Pictures stay out of the copy; restate everything else in the material exactly.

- [RECORD EXTRACTS]:

▬▬▬▬▬▬▬▬▬▬

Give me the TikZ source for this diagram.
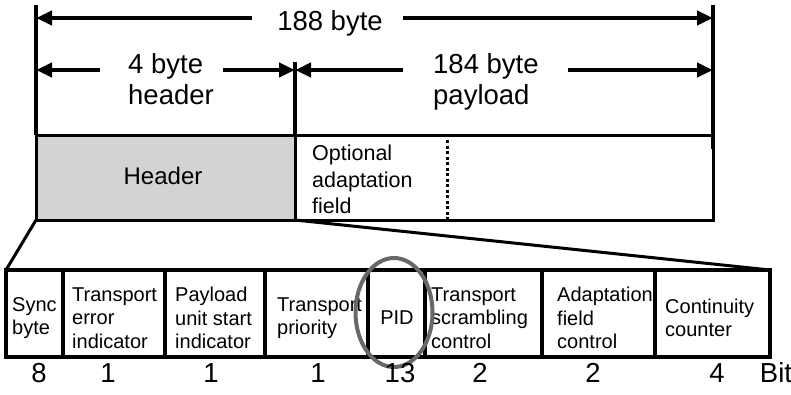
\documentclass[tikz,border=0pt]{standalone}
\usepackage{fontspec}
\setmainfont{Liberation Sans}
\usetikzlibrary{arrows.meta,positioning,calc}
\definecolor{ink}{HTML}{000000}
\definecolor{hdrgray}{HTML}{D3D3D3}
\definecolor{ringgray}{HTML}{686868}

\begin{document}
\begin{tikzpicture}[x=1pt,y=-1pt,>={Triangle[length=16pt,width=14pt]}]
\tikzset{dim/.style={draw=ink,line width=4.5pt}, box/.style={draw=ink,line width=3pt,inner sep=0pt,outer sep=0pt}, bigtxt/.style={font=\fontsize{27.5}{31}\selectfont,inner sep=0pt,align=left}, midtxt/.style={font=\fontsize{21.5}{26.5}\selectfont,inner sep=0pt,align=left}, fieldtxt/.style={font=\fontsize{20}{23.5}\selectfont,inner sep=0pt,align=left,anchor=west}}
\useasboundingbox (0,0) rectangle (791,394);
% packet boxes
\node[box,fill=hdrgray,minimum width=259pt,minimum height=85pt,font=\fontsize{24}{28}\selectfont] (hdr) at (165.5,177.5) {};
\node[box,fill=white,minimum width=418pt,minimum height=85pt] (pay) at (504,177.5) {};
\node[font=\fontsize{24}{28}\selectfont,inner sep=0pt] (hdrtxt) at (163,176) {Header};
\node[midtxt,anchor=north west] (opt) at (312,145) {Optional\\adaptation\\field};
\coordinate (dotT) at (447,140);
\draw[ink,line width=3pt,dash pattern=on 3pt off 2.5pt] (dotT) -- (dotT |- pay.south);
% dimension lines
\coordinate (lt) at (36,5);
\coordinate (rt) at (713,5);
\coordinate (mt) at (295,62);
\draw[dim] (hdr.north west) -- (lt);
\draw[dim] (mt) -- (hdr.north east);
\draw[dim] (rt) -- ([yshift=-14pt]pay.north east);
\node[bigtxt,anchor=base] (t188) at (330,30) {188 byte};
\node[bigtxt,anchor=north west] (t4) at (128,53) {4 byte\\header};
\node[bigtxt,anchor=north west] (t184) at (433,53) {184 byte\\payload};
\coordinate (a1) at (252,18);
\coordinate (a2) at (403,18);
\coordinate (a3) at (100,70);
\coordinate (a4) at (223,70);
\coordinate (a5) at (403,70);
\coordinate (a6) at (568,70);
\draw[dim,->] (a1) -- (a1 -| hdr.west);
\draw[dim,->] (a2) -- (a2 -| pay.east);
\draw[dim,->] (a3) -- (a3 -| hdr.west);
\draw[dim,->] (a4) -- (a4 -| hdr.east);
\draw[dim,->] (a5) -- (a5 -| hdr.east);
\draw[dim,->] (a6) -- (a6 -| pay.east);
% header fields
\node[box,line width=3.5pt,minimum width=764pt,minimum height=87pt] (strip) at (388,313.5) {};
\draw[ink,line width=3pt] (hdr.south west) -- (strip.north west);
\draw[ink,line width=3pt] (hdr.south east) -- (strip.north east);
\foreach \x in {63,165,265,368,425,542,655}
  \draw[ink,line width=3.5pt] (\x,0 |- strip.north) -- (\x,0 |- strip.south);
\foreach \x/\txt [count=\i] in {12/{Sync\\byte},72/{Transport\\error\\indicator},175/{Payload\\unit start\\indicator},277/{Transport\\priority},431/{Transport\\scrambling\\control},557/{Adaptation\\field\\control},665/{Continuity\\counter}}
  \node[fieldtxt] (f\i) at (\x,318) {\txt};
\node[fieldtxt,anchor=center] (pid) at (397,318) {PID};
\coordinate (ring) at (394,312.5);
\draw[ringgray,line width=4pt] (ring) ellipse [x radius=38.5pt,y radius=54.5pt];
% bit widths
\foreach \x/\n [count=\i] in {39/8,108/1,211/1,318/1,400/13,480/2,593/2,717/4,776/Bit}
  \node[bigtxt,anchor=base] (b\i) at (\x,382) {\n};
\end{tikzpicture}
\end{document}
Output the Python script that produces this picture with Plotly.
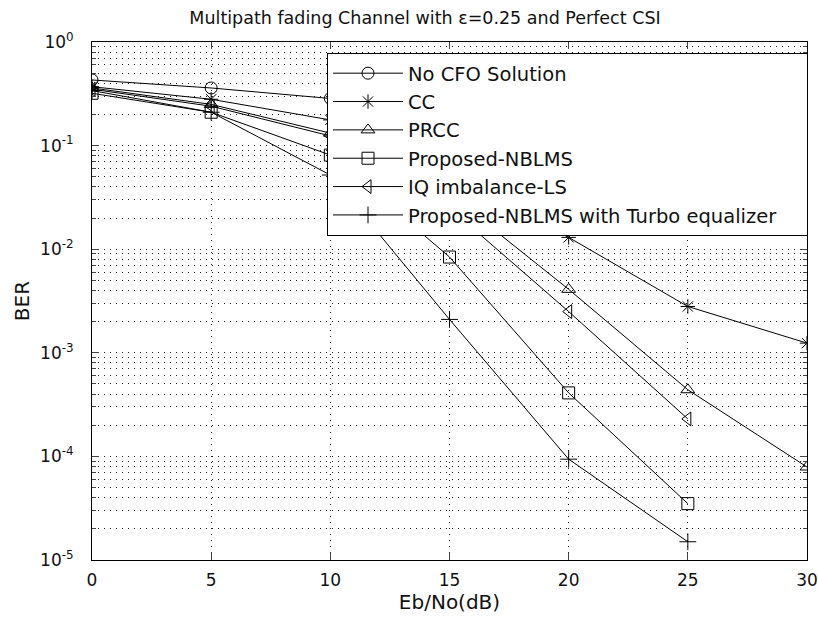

▬▬▬▬▬▬▬▬▬▬

- [RESPONSE]:
Give me the TikZ source for this diagram.
\documentclass[tikz,border=0pt]{standalone}
\usepackage{fontspec}
\setmainfont{Liberation Sans}
\usetikzlibrary{arrows.meta,positioning,calc}
\definecolor{ink}{HTML}{000000}
\definecolor{hdrgray}{HTML}{D3D3D3}
\definecolor{ringgray}{HTML}{686868}

\begin{document}
\begin{tikzpicture}[x=1pt,y=-1pt,>={Triangle[length=16pt,width=14pt]}]
\tikzset{dim/.style={draw=ink,line width=4.5pt}, box/.style={draw=ink,line width=3pt,inner sep=0pt,outer sep=0pt}, bigtxt/.style={font=\fontsize{27.5}{31}\selectfont,inner sep=0pt,align=left}, midtxt/.style={font=\fontsize{21.5}{26.5}\selectfont,inner sep=0pt,align=left}, fieldtxt/.style={font=\fontsize{20}{23.5}\selectfont,inner sep=0pt,align=left,anchor=west}}
\useasboundingbox (0,0) rectangle (791,394);
% packet boxes
\node[box,fill=hdrgray,minimum width=259pt,minimum height=85pt,font=\fontsize{24}{28}\selectfont] (hdr) at (165.5,177.5) {};
\node[box,fill=white,minimum width=418pt,minimum height=85pt] (pay) at (504,177.5) {};
\node[font=\fontsize{24}{28}\selectfont,inner sep=0pt] (hdrtxt) at (163,176) {Header};
\node[midtxt,anchor=north west] (opt) at (312,145) {Optional\\adaptation\\field};
\coordinate (dotT) at (447,140);
\draw[ink,line width=3pt,dash pattern=on 3pt off 2.5pt] (dotT) -- (dotT |- pay.south);
% dimension lines
\coordinate (lt) at (36,5);
\coordinate (rt) at (713,5);
\coordinate (mt) at (295,62);
\draw[dim] (hdr.north west) -- (lt);
\draw[dim] (mt) -- (hdr.north east);
\draw[dim] (rt) -- ([yshift=-14pt]pay.north east);
\node[bigtxt,anchor=base] (t188) at (330,30) {188 byte};
\node[bigtxt,anchor=north west] (t4) at (128,53) {4 byte\\header};
\node[bigtxt,anchor=north west] (t184) at (433,53) {184 byte\\payload};
\coordinate (a1) at (252,18);
\coordinate (a2) at (403,18);
\coordinate (a3) at (100,70);
\coordinate (a4) at (223,70);
\coordinate (a5) at (403,70);
\coordinate (a6) at (568,70);
\draw[dim,->] (a1) -- (a1 -| hdr.west);
\draw[dim,->] (a2) -- (a2 -| pay.east);
\draw[dim,->] (a3) -- (a3 -| hdr.west);
\draw[dim,->] (a4) -- (a4 -| hdr.east);
\draw[dim,->] (a5) -- (a5 -| hdr.east);
\draw[dim,->] (a6) -- (a6 -| pay.east);
% header fields
\node[box,line width=3.5pt,minimum width=764pt,minimum height=87pt] (strip) at (388,313.5) {};
\draw[ink,line width=3pt] (hdr.south west) -- (strip.north west);
\draw[ink,line width=3pt] (hdr.south east) -- (strip.north east);
\foreach \x in {63,165,265,368,425,542,655}
  \draw[ink,line width=3.5pt] (\x,0 |- strip.north) -- (\x,0 |- strip.south);
\foreach \x/\txt [count=\i] in {12/{Sync\\byte},72/{Transport\\error\\indicator},175/{Payload\\unit start\\indicator},277/{Transport\\priority},431/{Transport\\scrambling\\control},557/{Adaptation\\field\\control},665/{Continuity\\counter}}
  \node[fieldtxt] (f\i) at (\x,318) {\txt};
\node[fieldtxt,anchor=center] (pid) at (397,318) {PID};
\coordinate (ring) at (394,312.5);
\draw[ringgray,line width=4pt] (ring) ellipse [x radius=38.5pt,y radius=54.5pt];
% bit widths
\foreach \x/\n [count=\i] in {39/8,108/1,211/1,318/1,400/13,480/2,593/2,717/4,776/Bit}
  \node[bigtxt,anchor=base] (b\i) at (\x,382) {\n};
\end{tikzpicture}
\end{document}
Output the Python script that produces this picture with Plotly.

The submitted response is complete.